Braiding Sweetgrass — Robin Wall Kimmerer
A love letter to reciprocity. Kimmerer shows that the antidote to collapse is relationship—with land, with language, with gratitude.
Goliath’s Curse — Luke Kemp (I’m currently reading this!)
An examination of why large, complex systems fail—and why small, adaptive communities endure. Kemp argues that collapse isn’t a glitch but a pattern, offering insight into how we might survive by becoming more flexible, local, and deeply human.
The Chalice and the Blade — Riane Eisler
Eisler traces humanity’s ancient shift from partnership to domination and points toward a return to cooperative, life-honoring cultures—the very medicine collapse demands.
Parable of the Sower — Octavia E. Butler
A prophetic novel that reads like scripture for our times. Butler’s heroine survives through adaptability, empathy, and community—exactly the qualities we’ll need to rebuild the world.
Inspired by Sophie Strand’s recently published Collapsollogy reading list.

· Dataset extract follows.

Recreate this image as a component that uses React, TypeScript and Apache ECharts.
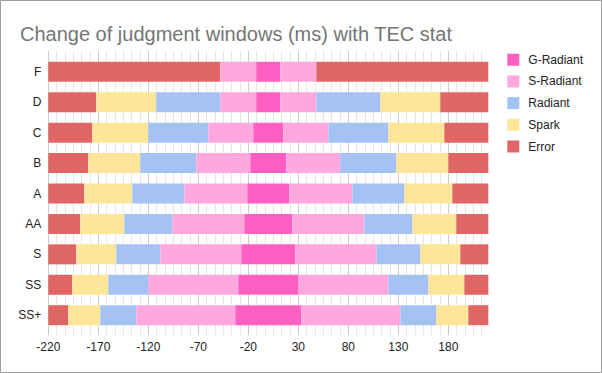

Curious about leading your own women’s circle in your community? Circle Craft is a winter apprenticeship for women who feel called to gather and lead circles in their communities. You’ll learn the practical skills of facilitation — structure, boundaries, group dynamics, and ritual — while growing the confidence and presence needed to hold a steady, meaningful space. By spring, you’ll be ready to gather your people. We begin January 15th.





Wise words. Thank you. I live each day like its my last, not leaving undone anything you will regret. Greet the new day with a cheer for having overcome the relentless disorganizing pull of entropy, one more time. Cherish the fellowship. Life, striving in collaboration with others can be hard, but what other life can there be. Sleep at night knowing you did the best you could and will face fresh what tomorrow brings.